Miedo al día, nunca a la noche. Miedo
al reflejo, nunca al puñal. Miedo de necesitar al otro. Miedo a ser otro y
serlo e ir padeciendo la mediocridad como si fuese una fina espuela sobre la
lucidez.
Miedo al comentario sobre el cáncer y
no al humo que asciende, a la nicotina que amarilla el índice. Miedo a la
escasez de tabaco en un día feriado, los estanquillos cerrados, el bolsillo
vacío.
Miedo a la tinta que gotea de la pluma
y traza dibujos y presagios en la carta temblorosa de las verdades.
Miedo a borrar el olor del amante, de cada bandido que arrebata.
Miedo a confesar públicamente la
penetración osada de un dedo en cierta vagina hambrienta de golpes secos. Miedo
al falo, casi temor a su ausencia y denunciar que es ignorante de las letras que acompañan los
ovarios.
Miedo al café del alba, a las llamadas
telefónicas, al conocido que pregunta ¿qué haces el sábado? para empantanar
durante horas con un sinnúmero de conflictos tribales de los que huye a diario
con una soledad importante.
Miedo a que se vea que tiene miedo o
que lo tendrá en el minuto siguiente. Miedo al desespero, a la espera, a las
filas de espera, a los grandes comercios. Miedo al fuego, al frío, a que se
asemejen los sentidos y no sepa cuando duela.
Miedo a las luces blancas de los
hospitales, sobre mercancía humana, bien empaquetada para los trepanadores de
cráneo de todas las ideologías. Miedo a los aparcamientos subterráneos, al
metro, a la caída en los rieles, al túnel que traga. Miedo a la cabeza que da
vueltas.

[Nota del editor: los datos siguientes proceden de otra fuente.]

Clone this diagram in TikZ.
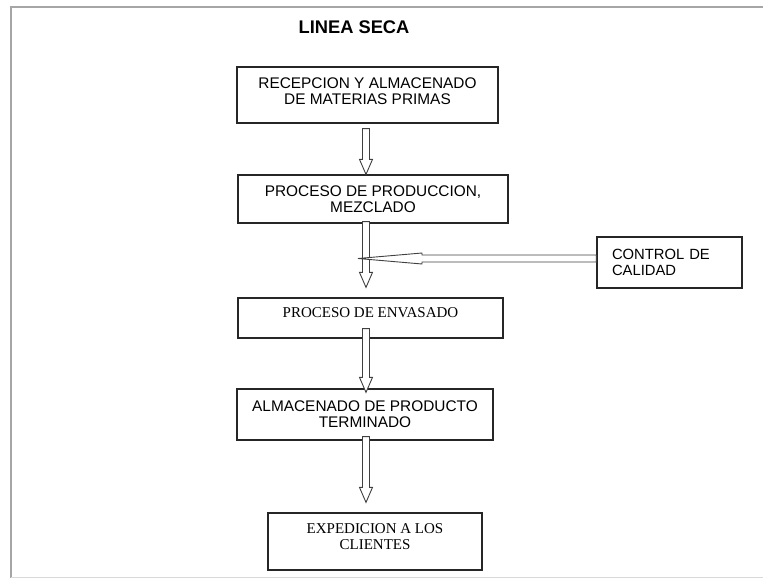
\documentclass[tikz,border=0pt]{standalone}
\usepackage{fontspec}
\setmainfont{Liberation Sans}
\newfontfamily\timesf{Liberation Serif}
\usetikzlibrary{calc}
\newcommand\varrow[2]{\draw[barrow] let \p1=(#1), \p2=(#2) in
  (\x1-3.5pt,\y1) -- (\x1-3.5pt,\y2+15pt) -- (\x1-6.5pt,\y2+15pt) -- (\x1,\y2)
  -- (\x1+6.5pt,\y2+15pt) -- (\x1+3.5pt,\y2+15pt) -- (\x1+3.5pt,\y1) -- cycle;}
\newcommand\harrow[2]{\draw[barrow] let \p1=(#1), \p2=(#2) in
  (\x1,\y1+3.5pt) -- (\x2+64pt,\y1+3.5pt) -- (\x2+64pt,\y1+5.5pt) -- (\x2,\y1)
  -- (\x2+64pt,\y1-5.5pt) -- (\x2+64pt,\y1-3.5pt) -- (\x1,\y1-3.5pt) -- cycle;}
\begin{document}
\begin{tikzpicture}[x=1pt,y=-1pt,
  box/.style={draw=black!85, line width=1.2pt, rectangle, inner sep=0pt, align=center,
    font=\fontsize{15.4}{16}\selectfont},
  serifbox/.style={box, font=\timesf\fontsize{15}{16.5}\selectfont},
  barrow/.style={draw=black!75, line width=0.9pt, fill=white, line join=miter}]
\useasboundingbox (0,0) rectangle (763,578);
\draw[gray!70, line width=2pt] (11,578) -- (11,7) -- (763,7);
\draw[gray!30, line width=1pt] (11,577) -- (763,577);

\node[font=\bfseries\fontsize{18.3}{20}\selectfont] (title) at (354,27) {LINEA SECA};

\node[box, minimum width=261pt, minimum height=56pt, text depth=7pt] (b1) at (367.5,95)
  {RECEPCION Y ALMACENADO\\DE MATERIAS PRIMAS};
\node[box, minimum width=270pt, minimum height=48pt] (b2) at (373,199)
  {PROCESO DE PRODUCCION,\\MEZCLADO};
\node[box, align=left, inner xsep=15pt, text width=115pt, minimum height=51pt,
  font=\fontsize{14.8}{16}\selectfont] (ctrl) at (669.5,262.5)
  {CONTROL DE\\CALIDAD};
\node[serifbox, minimum width=265pt, minimum height=40pt, text depth=10pt] (b3) at (370.5,318)
  {PROCESO DE ENVASADO};
\node[box, minimum width=256pt, minimum height=51pt] (b4) at (365,414.5)
  {ALMACENADO DE PRODUCTO\\TERMINADO};
\node[serifbox, minimum width=214pt, minimum height=57pt, text depth=10pt] (b5) at (375,541.5)
  {EXPEDICION A LOS\\CLIENTES};

\coordinate (ax) at (366,0);
\varrow{$(b1.south -| ax)+(0,5)$}{b2.north -| ax}
\varrow{$(b2.south -| ax)+(0,-2)$}{$(b3.north -| ax)+(0,-10)$}
\coordinate (hs) at ($(ctrl.west)+(0,-4)$);
\harrow{hs}{$(ax |- hs)+(-8,0)$}
\varrow{$(b3.south -| ax)+(0,-10)$}{$(b4.north -| ax)+(0,4)$}
\varrow{$(b4.south -| ax)+(0,-4)$}{$(b5.north -| ax)+(0,-10)$}
\end{tikzpicture}
\end{document}
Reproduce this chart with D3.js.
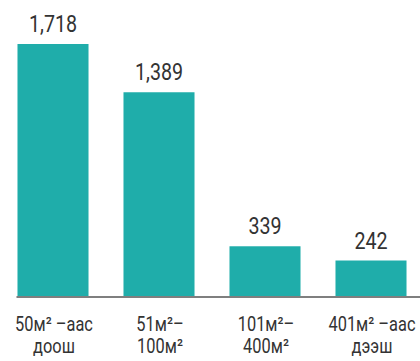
<!DOCTYPE html>
<html>
<head>
<meta charset="utf-8">
<script src="https://cdn.jsdelivr.net/npm/d3@7"></script>
<style>
  body { margin: 0; background: #fff; }
</style>
</head>
<body>
<div class="chart"></div>
<script>
var categories = ['50м² –аас|доош', '51м²–|100м²', '101м²–|400м²', '401м² –аас|дээш'];
var values = [1718, 1389, 339, 242];
var valueLabels = ['1,718', '1,389', '339', '242'];

var teal = '#1fadaa';
var textColor = '#333333';
var axisGray = '#7f7f7f';
var font = 'Roboto, "Liberation Sans", sans-serif';
var squeeze = 0.82;   // narrow the font, the original uses a condensed face

var width = 420;
var height = 361;
var baseY = 296;

var svg = d3.select('.chart')
  .append('svg')
  .attr('width', width)
  .attr('height', height);

var x = d3.scaleBand()
  .domain(d3.range(values.length))
  .range([0, 424])
  .paddingInner(0.33)
  .paddingOuter(0.165);

var y = d3.scaleLinear()
  .domain([0, d3.max(values)])
  .range([baseY, 44]);

// bars
svg.selectAll('.bar')
  .data(values)
  .enter().append('rect')
  .attr('class', 'bar')
  .attr('x', function(d, i){ return x(i); })
  .attr('y', function(d){ return y(d); })
  .attr('width', x.bandwidth())
  .attr('height', function(d){ return baseY - y(d); })
  .attr('fill', teal);

// value labels
svg.selectAll('.val')
  .data(values)
  .enter().append('g')
  .attr('class', 'val')
  .attr('transform', function(d, i){
    return 'translate(' + (x(i) + x.bandwidth()/2) + ',' + (y(d) - 12) + ') scale(' + squeeze + ',1)';
  })
  .append('text')
  .attr('text-anchor', 'middle')
  .attr('font-family', font)
  .attr('font-size', '24px')
  .attr('fill', textColor)
  .text(function(d, i){ return valueLabels[i]; });

// baseline
svg.append('line')
  .attr('x1', x(0) - 1)
  .attr('x2', width)
  .attr('y1', baseY + 1)
  .attr('y2', baseY + 1)
  .attr('stroke', axisGray)
  .attr('stroke-width', 2);

// category labels, two lines each
var cats = svg.selectAll('.cat')
  .data(categories)
  .enter().append('g')
  .attr('class', 'cat')
  .attr('transform', function(d, i){
    return 'translate(' + (x(i) + x.bandwidth()/2 + 1) + ',331) scale(' + squeeze + ',1)';
  })
  .append('text')
  .attr('text-anchor', 'middle')
  .attr('font-family', font)
  .attr('font-size', '20px')
  .attr('fill', textColor);

cats.each(function(d){
  d3.select(this).selectAll('tspan')
    .data(d.split('|'))
    .enter().append('tspan')
    .attr('x', 0)
    .attr('y', function(l, j){ return j*22; })
    .text(function(l){ return l; });
});
</script>
</body>
</html>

A las piernas que flaquean, a la flojera de la angustia, a las
facturas, a la orden, el autoritarismo, a la sed que se extiende en la
garganta.
Miedo al oculista, al proctólogo y su
dedo; a mojarse en la consulta del ginecólogo, a que se vea que va a desmayar.
Miedo a las corridas de toro, a las cacerías donde corre la sangre. Miedo a los
viajes, nunca ir, más bien a no querer regresar. Miedo a la emoción que mueve
arrítmicamente el corazón y palidece, sin saber, si comparte cabina con un
terrorista que saltará junto a la carga mortal.
Miedo a la vejez, a los pesados, a la
carencia, a la letra recomendada, a la falta de papel, tabaco, filtro para hacer un cigarrillo donde chupar
recuerdos. Miedo a llamar a la madre y
saber que ha muerto otro en la isla. Miedo a los mendigos que juzgan, a los
respiros que matan. Miedo a decir, a callar. A las buenas personas, a ser, no
ser, a ganar, a perder. Un miedo totalizador que invalida.
Miedo a los amigos que se acercan y se
pierden de forma violenta. Miedo al vientre que se infla de aire, de agua, de
excesos, de grasa, de semen, de embarazos vitales.
Miedo a la pulsión de muerte en cada
balcón de un cuarto piso, en cada andén, a caer en la vida.
Maola está profundamente decepcionada
de que Marga tiemble, y no se acoja al rutinario cause de los seres, y con odio le rasga el abrigo, la abofetea y
se va.
La Antártica roza las mejillas de
Marga cuando emprende la marcha junto a los acantilados, y bordea el barranco.
Inmensas las manos, demasiado rebelde su pelo, demasiada respiración de poros
dilatados.
La agreste costa, frente al Mar de la
Mancha, lacera. Gaviotas y gavilanes marinos anuncian que le espera un ángel
que ha envejecido, junto a su hija, - como todas las mujeres interroga al mal de los genes que le hace repetir los
mismos abandonos, decepciones, esperanzas, depresiones- Con el ángel quiere encontrar las maldiciones para pasar desapercibida entre los humanos.